Record extracts
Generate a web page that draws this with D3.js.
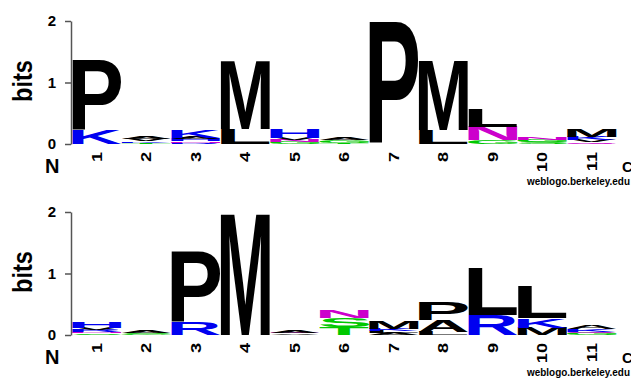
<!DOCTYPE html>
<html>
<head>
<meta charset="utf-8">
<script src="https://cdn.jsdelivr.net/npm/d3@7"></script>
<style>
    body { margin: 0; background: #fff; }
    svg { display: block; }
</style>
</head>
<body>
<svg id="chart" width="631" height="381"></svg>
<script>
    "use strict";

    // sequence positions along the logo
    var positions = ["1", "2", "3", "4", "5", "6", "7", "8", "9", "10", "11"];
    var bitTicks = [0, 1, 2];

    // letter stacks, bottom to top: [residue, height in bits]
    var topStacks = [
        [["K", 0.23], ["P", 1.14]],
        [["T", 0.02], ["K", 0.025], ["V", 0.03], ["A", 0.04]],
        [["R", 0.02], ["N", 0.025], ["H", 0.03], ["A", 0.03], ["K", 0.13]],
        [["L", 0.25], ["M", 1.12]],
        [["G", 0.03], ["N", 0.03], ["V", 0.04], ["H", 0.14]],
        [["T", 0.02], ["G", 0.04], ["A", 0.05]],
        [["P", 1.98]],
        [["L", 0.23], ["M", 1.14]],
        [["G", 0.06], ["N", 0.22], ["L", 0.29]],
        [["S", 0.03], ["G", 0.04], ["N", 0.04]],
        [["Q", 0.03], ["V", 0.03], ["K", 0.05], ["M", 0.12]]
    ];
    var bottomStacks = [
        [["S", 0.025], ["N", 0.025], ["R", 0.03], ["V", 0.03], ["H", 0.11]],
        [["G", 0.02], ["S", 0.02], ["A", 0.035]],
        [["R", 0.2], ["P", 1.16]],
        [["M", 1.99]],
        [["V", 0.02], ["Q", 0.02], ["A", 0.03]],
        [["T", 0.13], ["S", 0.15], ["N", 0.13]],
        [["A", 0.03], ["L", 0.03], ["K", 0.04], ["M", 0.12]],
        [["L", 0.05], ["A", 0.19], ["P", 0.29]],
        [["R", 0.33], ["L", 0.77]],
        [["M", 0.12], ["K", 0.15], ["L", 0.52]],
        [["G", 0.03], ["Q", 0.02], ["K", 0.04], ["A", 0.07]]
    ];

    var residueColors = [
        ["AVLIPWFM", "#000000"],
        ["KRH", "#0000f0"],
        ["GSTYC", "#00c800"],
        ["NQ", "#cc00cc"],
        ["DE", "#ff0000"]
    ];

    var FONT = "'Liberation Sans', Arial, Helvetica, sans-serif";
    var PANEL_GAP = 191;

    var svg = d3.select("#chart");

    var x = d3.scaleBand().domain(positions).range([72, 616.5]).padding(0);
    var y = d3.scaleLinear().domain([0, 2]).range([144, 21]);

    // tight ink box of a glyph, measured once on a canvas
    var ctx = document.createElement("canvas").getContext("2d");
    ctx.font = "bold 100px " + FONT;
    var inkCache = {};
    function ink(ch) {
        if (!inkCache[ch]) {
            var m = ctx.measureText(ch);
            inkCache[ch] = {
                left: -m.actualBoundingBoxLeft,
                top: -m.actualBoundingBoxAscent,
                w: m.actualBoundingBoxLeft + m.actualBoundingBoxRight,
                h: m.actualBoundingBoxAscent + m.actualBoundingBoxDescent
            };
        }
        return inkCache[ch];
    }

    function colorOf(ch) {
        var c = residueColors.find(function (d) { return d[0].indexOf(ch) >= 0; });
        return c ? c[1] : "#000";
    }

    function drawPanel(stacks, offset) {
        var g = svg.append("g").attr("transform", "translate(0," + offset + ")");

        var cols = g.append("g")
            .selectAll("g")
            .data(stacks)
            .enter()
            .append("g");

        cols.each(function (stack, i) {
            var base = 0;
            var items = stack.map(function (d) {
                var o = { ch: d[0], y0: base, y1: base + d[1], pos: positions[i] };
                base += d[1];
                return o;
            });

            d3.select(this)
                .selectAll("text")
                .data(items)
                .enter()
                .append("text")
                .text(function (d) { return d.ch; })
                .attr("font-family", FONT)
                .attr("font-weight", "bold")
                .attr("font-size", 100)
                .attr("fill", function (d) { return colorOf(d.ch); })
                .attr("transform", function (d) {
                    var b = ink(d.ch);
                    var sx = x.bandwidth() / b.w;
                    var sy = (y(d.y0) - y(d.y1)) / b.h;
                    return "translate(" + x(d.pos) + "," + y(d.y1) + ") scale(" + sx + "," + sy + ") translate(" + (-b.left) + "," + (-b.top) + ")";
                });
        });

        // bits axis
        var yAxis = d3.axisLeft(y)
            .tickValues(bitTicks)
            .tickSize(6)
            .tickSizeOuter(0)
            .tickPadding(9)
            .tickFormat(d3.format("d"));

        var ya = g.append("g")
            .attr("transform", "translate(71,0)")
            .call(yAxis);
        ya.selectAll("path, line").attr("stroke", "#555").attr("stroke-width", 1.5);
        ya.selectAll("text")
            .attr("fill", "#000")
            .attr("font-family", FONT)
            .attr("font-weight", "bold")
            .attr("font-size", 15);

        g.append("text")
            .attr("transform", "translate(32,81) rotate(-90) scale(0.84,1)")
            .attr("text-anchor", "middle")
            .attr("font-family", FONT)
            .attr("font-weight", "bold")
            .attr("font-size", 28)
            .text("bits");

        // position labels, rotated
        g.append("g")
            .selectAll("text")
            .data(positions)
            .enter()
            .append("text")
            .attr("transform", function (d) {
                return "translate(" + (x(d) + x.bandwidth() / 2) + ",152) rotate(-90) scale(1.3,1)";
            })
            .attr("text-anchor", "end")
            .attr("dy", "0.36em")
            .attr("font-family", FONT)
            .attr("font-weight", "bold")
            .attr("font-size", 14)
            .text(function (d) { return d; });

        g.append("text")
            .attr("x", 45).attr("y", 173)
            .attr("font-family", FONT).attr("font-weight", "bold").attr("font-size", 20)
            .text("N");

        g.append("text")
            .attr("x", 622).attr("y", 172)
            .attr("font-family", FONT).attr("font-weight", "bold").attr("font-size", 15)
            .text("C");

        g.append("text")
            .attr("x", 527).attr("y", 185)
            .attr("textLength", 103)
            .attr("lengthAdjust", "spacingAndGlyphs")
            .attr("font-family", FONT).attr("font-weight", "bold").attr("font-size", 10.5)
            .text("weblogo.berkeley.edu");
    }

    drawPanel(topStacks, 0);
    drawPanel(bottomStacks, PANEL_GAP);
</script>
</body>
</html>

--

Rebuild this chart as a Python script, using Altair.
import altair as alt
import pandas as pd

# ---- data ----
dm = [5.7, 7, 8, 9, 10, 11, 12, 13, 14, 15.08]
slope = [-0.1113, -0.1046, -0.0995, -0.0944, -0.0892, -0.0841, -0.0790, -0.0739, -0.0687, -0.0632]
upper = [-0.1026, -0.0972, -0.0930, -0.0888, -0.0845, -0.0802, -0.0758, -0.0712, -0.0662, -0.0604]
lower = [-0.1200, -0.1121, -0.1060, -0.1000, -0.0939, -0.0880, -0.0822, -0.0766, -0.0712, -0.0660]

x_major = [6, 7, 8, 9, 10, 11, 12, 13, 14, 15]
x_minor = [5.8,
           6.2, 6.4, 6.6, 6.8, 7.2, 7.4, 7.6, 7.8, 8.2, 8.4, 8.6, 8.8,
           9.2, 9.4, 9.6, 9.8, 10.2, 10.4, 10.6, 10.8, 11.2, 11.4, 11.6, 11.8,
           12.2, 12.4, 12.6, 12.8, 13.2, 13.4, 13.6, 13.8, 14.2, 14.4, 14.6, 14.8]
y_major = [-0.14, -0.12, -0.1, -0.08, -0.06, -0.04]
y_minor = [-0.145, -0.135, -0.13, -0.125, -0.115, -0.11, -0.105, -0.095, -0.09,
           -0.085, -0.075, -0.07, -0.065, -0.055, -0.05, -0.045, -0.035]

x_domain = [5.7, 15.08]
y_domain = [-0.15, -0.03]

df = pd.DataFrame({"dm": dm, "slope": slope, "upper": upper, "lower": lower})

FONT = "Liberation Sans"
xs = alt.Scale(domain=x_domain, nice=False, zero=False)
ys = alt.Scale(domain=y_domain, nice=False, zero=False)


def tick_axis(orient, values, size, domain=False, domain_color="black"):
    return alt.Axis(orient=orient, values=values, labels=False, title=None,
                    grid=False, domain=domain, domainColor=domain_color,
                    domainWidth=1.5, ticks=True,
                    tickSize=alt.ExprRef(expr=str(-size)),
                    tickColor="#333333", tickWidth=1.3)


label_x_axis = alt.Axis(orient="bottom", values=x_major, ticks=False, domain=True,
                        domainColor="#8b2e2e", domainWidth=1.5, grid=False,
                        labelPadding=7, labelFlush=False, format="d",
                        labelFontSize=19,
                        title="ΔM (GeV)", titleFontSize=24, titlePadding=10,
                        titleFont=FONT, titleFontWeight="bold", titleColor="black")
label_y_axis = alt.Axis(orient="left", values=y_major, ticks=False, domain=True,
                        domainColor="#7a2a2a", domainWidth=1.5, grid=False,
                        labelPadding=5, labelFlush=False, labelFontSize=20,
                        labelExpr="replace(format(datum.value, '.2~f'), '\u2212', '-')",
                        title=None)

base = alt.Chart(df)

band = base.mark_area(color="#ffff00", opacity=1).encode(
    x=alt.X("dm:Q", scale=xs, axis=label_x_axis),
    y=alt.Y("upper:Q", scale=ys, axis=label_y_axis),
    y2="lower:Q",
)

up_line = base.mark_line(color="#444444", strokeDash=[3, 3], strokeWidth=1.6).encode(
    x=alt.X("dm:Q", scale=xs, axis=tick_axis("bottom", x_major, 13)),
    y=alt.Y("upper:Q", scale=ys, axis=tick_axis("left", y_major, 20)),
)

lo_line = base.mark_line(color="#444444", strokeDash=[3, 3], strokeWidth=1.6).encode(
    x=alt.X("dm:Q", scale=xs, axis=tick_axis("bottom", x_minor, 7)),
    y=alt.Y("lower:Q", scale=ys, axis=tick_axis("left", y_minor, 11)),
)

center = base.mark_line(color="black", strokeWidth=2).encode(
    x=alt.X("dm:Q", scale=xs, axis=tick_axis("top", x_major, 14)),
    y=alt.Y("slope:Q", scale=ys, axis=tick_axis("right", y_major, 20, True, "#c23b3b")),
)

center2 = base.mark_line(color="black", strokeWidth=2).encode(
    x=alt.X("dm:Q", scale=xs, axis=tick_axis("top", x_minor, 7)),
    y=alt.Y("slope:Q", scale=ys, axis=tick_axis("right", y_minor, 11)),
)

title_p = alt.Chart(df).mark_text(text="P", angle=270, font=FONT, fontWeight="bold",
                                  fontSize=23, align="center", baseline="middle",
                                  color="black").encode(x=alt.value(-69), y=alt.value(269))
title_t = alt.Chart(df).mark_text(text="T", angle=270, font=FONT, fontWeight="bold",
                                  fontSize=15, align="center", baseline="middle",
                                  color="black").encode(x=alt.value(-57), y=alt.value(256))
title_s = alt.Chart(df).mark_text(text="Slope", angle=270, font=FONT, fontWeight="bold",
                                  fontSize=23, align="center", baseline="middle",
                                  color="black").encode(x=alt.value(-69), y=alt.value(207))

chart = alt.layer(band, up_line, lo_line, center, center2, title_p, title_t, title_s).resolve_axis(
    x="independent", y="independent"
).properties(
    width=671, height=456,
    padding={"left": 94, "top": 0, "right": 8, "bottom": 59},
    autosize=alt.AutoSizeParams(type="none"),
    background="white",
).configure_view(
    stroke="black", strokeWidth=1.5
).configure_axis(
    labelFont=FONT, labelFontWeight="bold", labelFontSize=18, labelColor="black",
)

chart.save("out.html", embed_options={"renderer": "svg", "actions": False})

What to do
Your job is to reproduce the lines from the one with "Generate a web" through the one with "var bitTicks = [0, 1, 2];", both kept, exactly as they are. Leave out the pictures.

Answer in full
Generate a web page that draws this with D3.js.
<!DOCTYPE html>
<html>
<head>
<meta charset="utf-8">
<script src="https://cdn.jsdelivr.net/npm/d3@7"></script>
<style>
    body { margin: 0; background: #fff; }
    svg { display: block; }
</style>
</head>
<body>
<svg id="chart" width="631" height="381"></svg>
<script>
    "use strict";

    // sequence positions along the logo
    var positions = ["1", "2", "3", "4", "5", "6", "7", "8", "9", "10", "11"];
    var bitTicks = [0, 1, 2];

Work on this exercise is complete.